A growing number of studies report the experience of living through extreme climate stress has serious mental health impacts on survivors, young and old. Some even liken the trauma inflicted by such events to the behavioral consequences of service members returning from combat and other life-threatening experiences. A study sponsored by the American Psychological Association documented depression, anxiety, grief, despair, stress and even suicide as potential effects.
The loss of home, belongings and loved ones can understandably produce behaviors like PTSD. But what if the threat of these events occurs not every hundred years, or even every 25 years, but yearly, and sometimes more than once in a season? The hypervigilance of veterans over months and years after the trauma of conflict, or after a sexual assault, is shared by those who lived through a life-threatening flash flood or a wildfire.
Another study revealed that long-term climate extremes such as elevated temperatures and increased rainfall produce other consequences, including chronic effects, especially among children. For instance, when communities vulnerable to flooding, like Ellicott, also experience higher temperatures, other public health impacts such as mold on a large-scale can result. The impact on children’s immune system can be lifelong. Increased asthma or infectious diseases, which hit young children the hardest, likewise can occur.
Not surprisingly, climate change disproportionately affects communities of people living in poverty here in the U.S. However, in Third World countries, the damaging effects of climate change are even more severe for children and the poor, including food shortages from extreme and long-lasting droughts and flash floods, infectious diseases, mental health disorders and frequent and long-term displacement due to weather.

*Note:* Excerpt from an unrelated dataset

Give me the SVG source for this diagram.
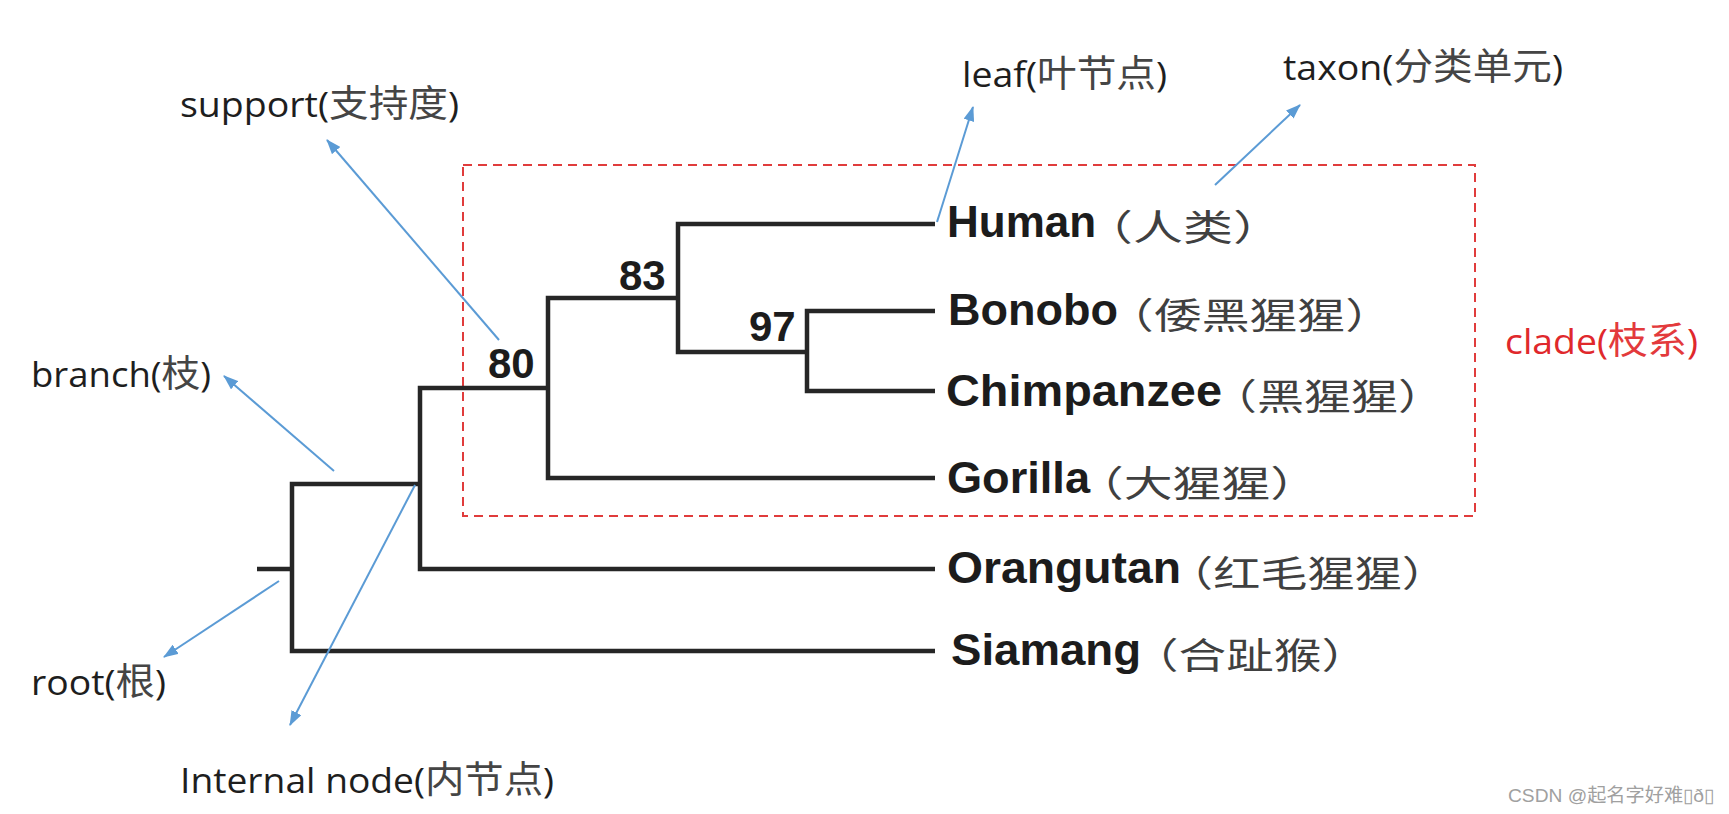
<svg xmlns="http://www.w3.org/2000/svg" width="1729" height="814" viewBox="0 0 1729 814">
<style>
.br{fill:none;stroke:#262626;stroke-width:4.5;stroke-linejoin:miter;stroke-linecap:butt}
.lat{font-family:"Liberation Sans",Arial,sans-serif;font-weight:bold;font-size:44px;fill:#1c1c1c}
.cjk{font-family:"Noto Sans CJK SC",sans-serif;font-size:36px;fill:#404040}
.num{font-family:"Liberation Sans",Arial,sans-serif;font-weight:bold;font-size:42px;fill:#1c1c1c}
.ann{font-family:"Open Sans","Noto Sans CJK SC",sans-serif;font-size:35px;fill:#1e1e1e}
.ann .c{font-family:"Noto Sans CJK SC",sans-serif;font-size:37px;fill:#454545}
.red{fill:#e0282c}
.red .c{fill:#e33a3c}
.arr{stroke:#5b9bd5;stroke-width:2;fill:none;marker-end:url(#ah)}
.clade{fill:none;stroke:#e03c3c;stroke-width:2;stroke-dasharray:9 6}
.wm{font-family:"Liberation Sans","Noto Sans CJK SC",sans-serif;font-size:19px;fill:#a0a0a0}
</style>
<defs>
<marker id="ah" markerUnits="userSpaceOnUse" markerWidth="15" markerHeight="11" refX="14" refY="5.5" orient="auto">
<path d="M0,0 L15,5.5 L0,11 z" fill="#5b9bd5"/>
</marker>
</defs>
<rect width="1729" height="814" fill="#ffffff"/>
<g id="clade-box"><rect class="clade" x="463" y="165" width="1012" height="351"/></g>
<g id="connectors">
<path class="br" d="M935,651 H292 V484 H420"/>
<path class="br" d="M257,569 H292"/>
<path class="br" d="M935,569 H420 V388 H548"/>
<path class="br" d="M935,478 H548 V298 H678"/>
<path class="br" d="M935,224 H678 V352 H807"/>
<path class="br" d="M935,311 H807 V391 H935"/>
<path class="arr" d="M499,340 L327,140"/>
<path class="arr" d="M937,222 L973,107"/>
<path class="arr" d="M1215,185 L1300,105"/>
<path class="arr" d="M334,471 L224,376"/>
<path class="arr" d="M279,581 L164,657"/>
<path class="arr" d="M415,485 L290,725"/>
</g>
<g id="support-values">
<text class="num" x="488" y="378">80</text>
<text class="num" x="619" y="290">83</text>
<text class="num" x="749" y="341">97</text>
</g>
<g id="leaf-human"><text class="lat" x="947" y="237">Human</text><text class="cjk" x="1083" y="241" textLength="200" lengthAdjust="spacingAndGlyphs">（人类）</text></g>
<g id="leaf-bonobo"><text class="lat" x="948" y="325" textLength="170" lengthAdjust="spacingAndGlyphs">Bonobo</text><text class="cjk" x="1106" y="329" textLength="287" lengthAdjust="spacingAndGlyphs">（倭黑猩猩）</text></g>
<g id="leaf-chimpanzee"><text class="lat" x="946" y="406" textLength="276" lengthAdjust="spacingAndGlyphs">Chimpanzee</text><text class="cjk" x="1210" y="410" textLength="235" lengthAdjust="spacingAndGlyphs">（黑猩猩）</text></g>
<g id="leaf-gorilla"><text class="lat" x="947" y="493" textLength="143" lengthAdjust="spacingAndGlyphs">Gorilla</text><text class="cjk" x="1075" y="497" textLength="244" lengthAdjust="spacingAndGlyphs">（大猩猩）</text></g>
<g id="leaf-orangutan"><text class="lat" x="947" y="583" textLength="234" lengthAdjust="spacingAndGlyphs">Orangutan</text><text class="cjk" x="1166" y="587" textLength="283" lengthAdjust="spacingAndGlyphs">（红毛猩猩）</text></g>
<g id="leaf-siamang"><text class="lat" x="951" y="665" textLength="190" lengthAdjust="spacingAndGlyphs">Siamang</text><text class="cjk" x="1131" y="669" textLength="238" lengthAdjust="spacingAndGlyphs">（合趾猴）</text></g>
<g id="label-support"><text class="ann" x="180" y="117" textLength="279" lengthAdjust="spacingAndGlyphs">support(<tspan class="c">支持度</tspan>)</text></g>
<g id="label-leaf"><text class="ann" x="962" y="87" textLength="205" lengthAdjust="spacingAndGlyphs">leaf(<tspan class="c">叶节点</tspan>)</text></g>
<g id="label-taxon"><text class="ann" x="1283" y="80" textLength="280" lengthAdjust="spacingAndGlyphs">taxon(<tspan class="c">分类单元</tspan>)</text></g>
<g id="label-branch"><text class="ann" x="31" y="387" textLength="180" lengthAdjust="spacingAndGlyphs">branch(<tspan class="c">枝</tspan>)</text></g>
<g id="label-root"><text class="ann" x="31" y="695" textLength="135" lengthAdjust="spacingAndGlyphs">root(<tspan class="c">根</tspan>)</text></g>
<g id="label-internal"><text class="ann" x="180" y="793" textLength="374" lengthAdjust="spacingAndGlyphs">Internal node(<tspan class="c">内节点</tspan>)</text></g>
<g id="label-clade"><text class="ann red" x="1505" y="354" textLength="193" lengthAdjust="spacingAndGlyphs">clade(<tspan class="c">枝系</tspan>)</text></g>
<g id="watermark"><text class="wm" x="1508" y="802" textLength="206" lengthAdjust="spacingAndGlyphs">CSDN @起名字好难▯ð▯</text></g>
</svg>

We are all touched by climate change, even if events are less frequent or not immediately life-threatening. Haunting images of hurricanes, tornadoes, wildfires and mudslides are never far from our eyes, our minds. When the storms or fires come, fear is already alive in the mind of a 10-year-old, less tempered by an adult outlook and experience. But that same fear is sometimes equally alive and real for 61-year-olds.
Hiding or shutting off from climate reality can dramatically affect our ability as individuals and as part of a community to survive our local events. Building resilience can help mitigate the stress and anxiety in the moment and in the future, while also preparing for impending climate events. The APA report suggests that for all age groups, it is important to be truthful about the effects of climate events, foster optimism, adopt meaningful activities that can help promote awareness, strengthen family and community ties, and involve the entire community in developing preparedness plans.
As a child, I hated taking baths because that meant bedtime was near. Nobody should fear a bath because they survived a flood and others didn’t.
Robert Greene Sands is an anthropologist and CEO of the non-profit Pamlico Rose Institute for Sustainable Communities located in Washington.